When purchasing a group of fixed assets together, such as land and a building, it's essential to allocate the total cost appropriately to each asset. This process is known as a lump sum purchase or basket purchase. Accurately assigning costs is crucial because land is not depreciated, while buildings are subject to depreciation. If the initial costs are misallocated, it can lead to incorrect depreciation calculations.
Typically, when assets are bought together, a discount is applied compared to their individual fair market values. To allocate the total purchase price among the assets, the relative sales value method is employed, which involves three key steps:
- Determine the total fair market value (FMV): Calculate the combined fair market value of all assets. For example, if the land is valued at $300,000 and the building at $2,700,000, the total FMV is $3,000,000.
- Calculate the percentage of total FMV for each asset: Divide the fair market value of each asset by the total FMV. In this case, the land represents 10% of the total value ($300,000 / $3,000,000), while the building accounts for 90% ($2,700,000 / $3,000,000).
- Allocate the purchase price: Multiply the total amount paid by the percentage calculated for each asset.
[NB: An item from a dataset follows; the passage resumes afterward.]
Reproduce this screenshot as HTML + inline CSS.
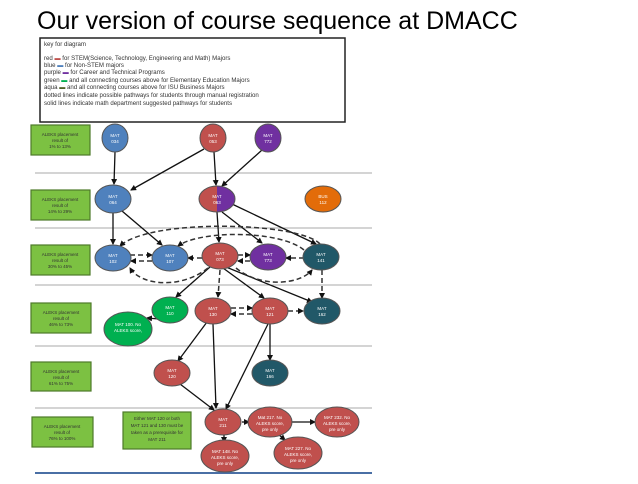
<!DOCTYPE html>
<html><head><meta charset="utf-8"><style>
body{margin:0;background:#fff;width:638px;height:479px;overflow:hidden;font-family:"Liberation Sans",sans-serif}
</style></head><body>
<svg width="638" height="479" viewBox="0 0 638 479" xmlns="http://www.w3.org/2000/svg" font-family="Liberation Sans, sans-serif">
<defs>
<marker id="a" markerWidth="6" markerHeight="6" refX="5" refY="3" orient="auto" markerUnits="userSpaceOnUse"><path d="M0,0 L6,3 L0,6z" fill="#111"/></marker>
<linearGradient id="rp" x1="0" x2="1"><stop offset="0.5" stop-color="#c0504d"/><stop offset="0.5" stop-color="#7030a0"/></linearGradient>
</defs>
<text x="37" y="29" font-size="25" fill="#000">Our version of course sequence at DMACC</text>
<rect x="40" y="38" width="305" height="84" fill="#fff" stroke="#222" stroke-width="1.5"/>
<g font-size="6.1" fill="#333">
<text x="44" y="46">key for diagram</text>
<text x="44" y="60">red <tspan fill="#c0504d">▬</tspan> for STEM(Science, Technology, Engineering and Math) Majors</text>
<text x="44" y="67">blue <tspan fill="#4f81bd">▬</tspan> for Non-STEM majors</text>
<text x="44" y="74">purple <tspan fill="#7030a0">▬</tspan> for Career and Technical Programs</text>
<text x="44" y="82">green <tspan fill="#00b050">▬</tspan> and all connecting courses above for Elementary Education Majors</text>
<text x="44" y="89">aqua <tspan fill="#4f6228">▬</tspan> and all connecting courses above for ISU Business Majors</text>
<text x="44" y="97">dotted lines indicate possible pathways for students through manual registration</text>
<text x="44" y="105">solid lines indicate math department suggested pathways for students</text>
</g>
<g stroke="#aaa" stroke-width="1">
<line x1="35" y1="173" x2="372" y2="173"/><line x1="35" y1="228" x2="372" y2="228"/>
<line x1="35" y1="285" x2="372" y2="285"/><line x1="35" y1="346" x2="372" y2="346"/>
<line x1="35" y1="408" x2="372" y2="408"/>
</g>
<line x1="35" y1="473" x2="372" y2="473" stroke="#4a6fa5" stroke-width="2"/>
<g fill="#7cc142" stroke="#4e7a2a" stroke-width="1.2" >
<rect x="31" y="125" width="59" height="30"/><rect x="31" y="190" width="59" height="30"/>
<rect x="31" y="245" width="59" height="30"/><rect x="31" y="303" width="60" height="30"/>
<rect x="31" y="362" width="60" height="29"/><rect x="32" y="417" width="61" height="30"/>
<rect x="123" y="412" width="68" height="37"/>
</g>
<g font-size="4.5" fill="#333" text-anchor="middle">
<text x="60" y="136">ALEKS placement</text><text x="60" y="142">result of</text><text x="60" y="148">1% to 13%</text>
<text x="60" y="201">ALEKS placement</text><text x="60" y="207">result of</text><text x="60" y="213">14% to 29%</text>
<text x="60" y="256">ALEKS placement</text><text x="60" y="262">result of</text><text x="60" y="268">30% to 45%</text>
<text x="61" y="314">ALEKS placement</text><text x="61" y="320">result of</text><text x="61" y="326">46% to 73%</text>
<text x="61" y="373">ALEKS placement</text><text x="61" y="379">result of</text><text x="61" y="385">61% to 75%</text>
<text x="62" y="428">ALEKS placement</text><text x="62" y="434">result of</text><text x="62" y="440">76% to 100%</text>
<text x="157" y="420">Either MAT 120 or both</text><text x="157" y="427">MAT 121 and 130 must be</text><text x="157" y="434">taken as a prerequisite for</text><text x="157" y="441">MAT 211</text>
</g>
<g stroke="#111" stroke-width="1.3" fill="none" marker-end="url(#a)">
<line x1="115" y1="152" x2="114" y2="184"/>
<line x1="204" y1="149" x2="131" y2="190"/>
<line x1="214" y1="152" x2="216" y2="185"/>
<line x1="262" y1="150" x2="222" y2="186"/>
<line x1="113" y1="213" x2="113" y2="244"/>
<line x1="122" y1="211" x2="162" y2="245"/>
<line x1="217" y1="212" x2="219" y2="242"/>
<line x1="222" y1="212" x2="262" y2="243"/>
<line x1="232" y1="204" x2="316" y2="244"/>
<line x1="210" y1="267" x2="176" y2="297"/>
<line x1="223" y1="268" x2="264" y2="298"/>
<line x1="226" y1="267" x2="312" y2="302"/>
<line x1="159" y1="319" x2="147" y2="318"/>
<line x1="207" y1="322" x2="178" y2="361"/>
<line x1="213" y1="324" x2="216" y2="408"/>
<line x1="268" y1="324" x2="226" y2="409"/>
<line x1="270" y1="324" x2="270" y2="360"/>
<line x1="180" y1="384" x2="214" y2="410"/>
<line x1="242" y1="422" x2="249" y2="422"/>
<line x1="291" y1="422" x2="315" y2="422"/>
<line x1="224" y1="435" x2="224" y2="442"/>
<line x1="278" y1="434" x2="285" y2="440"/>
</g>
<g stroke="#333" stroke-width="1.5" fill="none" stroke-dasharray="5,3" marker-end="url(#a)">
<line x1="130" y1="255" x2="152" y2="255"/><line x1="152" y1="261" x2="131" y2="261"/>
<line x1="202" y1="258" x2="188" y2="258"/><line x1="238" y1="255" x2="250" y2="255"/>
<line x1="250" y1="261" x2="238" y2="261"/><line x1="304" y1="258" x2="286" y2="258"/>
<path d="M320,244 C300,222 150,218 120,246"/>
<path d="M304,250 C280,230 200,230 178,246"/>
<path d="M208,268 C180,290 140,285 130,268"/>
<path d="M236,268 C260,288 300,285 312,270"/>
<line x1="220" y1="270" x2="218" y2="297"/>
<line x1="322" y1="270" x2="322" y2="298"/>
<line x1="231" y1="308" x2="252" y2="308"/><line x1="252" y1="314" x2="231" y2="314"/>
<line x1="288" y1="311" x2="303" y2="311"/>
</g>
<g stroke="#555" stroke-width="1">
<ellipse cx="115" cy="138" rx="13" ry="14" fill="#4f81bd"/>
<ellipse cx="213" cy="138" rx="13" ry="14" fill="#c0504d"/>
<ellipse cx="268" cy="138" rx="13" ry="14" fill="#7030a0"/>
<ellipse cx="113" cy="199" rx="18" ry="14" fill="#4f81bd"/>
<ellipse cx="217" cy="199" rx="18" ry="13" fill="url(#rp)"/>
<ellipse cx="323" cy="199" rx="18" ry="13" fill="#e36c09"/>
<ellipse cx="113" cy="258" rx="18" ry="13" fill="#4f81bd"/>
<ellipse cx="170" cy="258" rx="18" ry="13" fill="#4f81bd"/>
<ellipse cx="220" cy="256" rx="18" ry="13" fill="#c0504d"/>
<ellipse cx="268" cy="257" rx="18" ry="13" fill="#7030a0"/>
<ellipse cx="321" cy="257" rx="18" ry="13" fill="#215868"/>
<ellipse cx="170" cy="310" rx="18" ry="13" fill="#00b050"/>
<ellipse cx="128" cy="329" rx="24" ry="17" fill="#00b050"/>
<ellipse cx="213" cy="311" rx="18" ry="13" fill="#c0504d"/>
<ellipse cx="270" cy="311" rx="18" ry="13" fill="#c0504d"/>
<ellipse cx="322" cy="311" rx="18" ry="13" fill="#215868"/>
<ellipse cx="172" cy="373" rx="18" ry="13" fill="#c0504d"/>
<ellipse cx="270" cy="373" rx="18" ry="13" fill="#215868"/>
<ellipse cx="223" cy="422" rx="18" ry="13" fill="#c0504d"/>
<ellipse cx="270" cy="422" rx="22" ry="15" fill="#c0504d"/>
<ellipse cx="337" cy="422" rx="22" ry="15" fill="#c0504d"/>
<ellipse cx="225" cy="456" rx="24" ry="16" fill="#c0504d"/>
<ellipse cx="298" cy="453" rx="24" ry="16" fill="#c0504d"/>
</g>
<g font-size="4.5" fill="#fff" text-anchor="middle">
<text x="115" y="137">MAT</text><text x="115" y="143">034</text>
<text x="213" y="137">MAT</text><text x="213" y="143">053</text>
<text x="268" y="137">MAT</text><text x="268" y="143">772</text>
<text x="113" y="198">MAT</text><text x="113" y="204">064</text>
<text x="217" y="198">MAT</text><text x="217" y="204">063</text>
<text x="323" y="198">BUS</text><text x="323" y="204">112</text>
<text x="113" y="257">MAT</text><text x="113" y="263">102</text>
<text x="170" y="257">MAT</text><text x="170" y="263">107</text>
<text x="220" y="255">MAT</text><text x="220" y="261">073</text>
<text x="268" y="256">MAT</text><text x="268" y="262">773</text>
<text x="321" y="256">MAT</text><text x="321" y="262">141</text>
<text x="170" y="309">MAT</text><text x="170" y="315">110</text>
<text x="128" y="326">MAT 100. No</text><text x="128" y="332">ALEKS score,</text>
<text x="213" y="310">MAT</text><text x="213" y="316">130</text>
<text x="270" y="310">MAT</text><text x="270" y="316">121</text>
<text x="322" y="310">MAT</text><text x="322" y="316">162</text>
<text x="172" y="372">MAT</text><text x="172" y="378">120</text>
<text x="270" y="372">MAT</text><text x="270" y="378">166</text>
<text x="223" y="421">MAT</text><text x="223" y="427">211</text>
<text x="270" y="419">Mat 217. No</text><text x="270" y="425">ALEKS score,</text><text x="270" y="431">pre only</text>
<text x="337" y="419">MAT 232. No</text><text x="337" y="425">ALEKS score,</text><text x="337" y="431">pre only</text>
<text x="225" y="453">MAT 148. No</text><text x="225" y="459">ALEKS score,</text><text x="225" y="465">pre only</text>
<text x="298" y="450">MAT 227. No</text><text x="298" y="456">ALEKS score,</text><text x="298" y="462">pre only</text>
</g>
</svg>
</body></html>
If the total payment is $2,800,000, then the land would be recorded at $280,000 (10% of $2,800,000), and the building would be recorded at $2,520,000 (90% of $2,800,000).
After determining the allocated costs, the journal entry to record the purchase would involve debiting the land and building accounts for their respective amounts and crediting the cash account for the total payment made. In this example, the journal entry would be:
Debit Land: $280,000Debit Building: $2,520,000Credit Cash: $2,800,000
This method ensures that the costs are accurately reflected in the financial records, allowing for proper depreciation calculations in the future.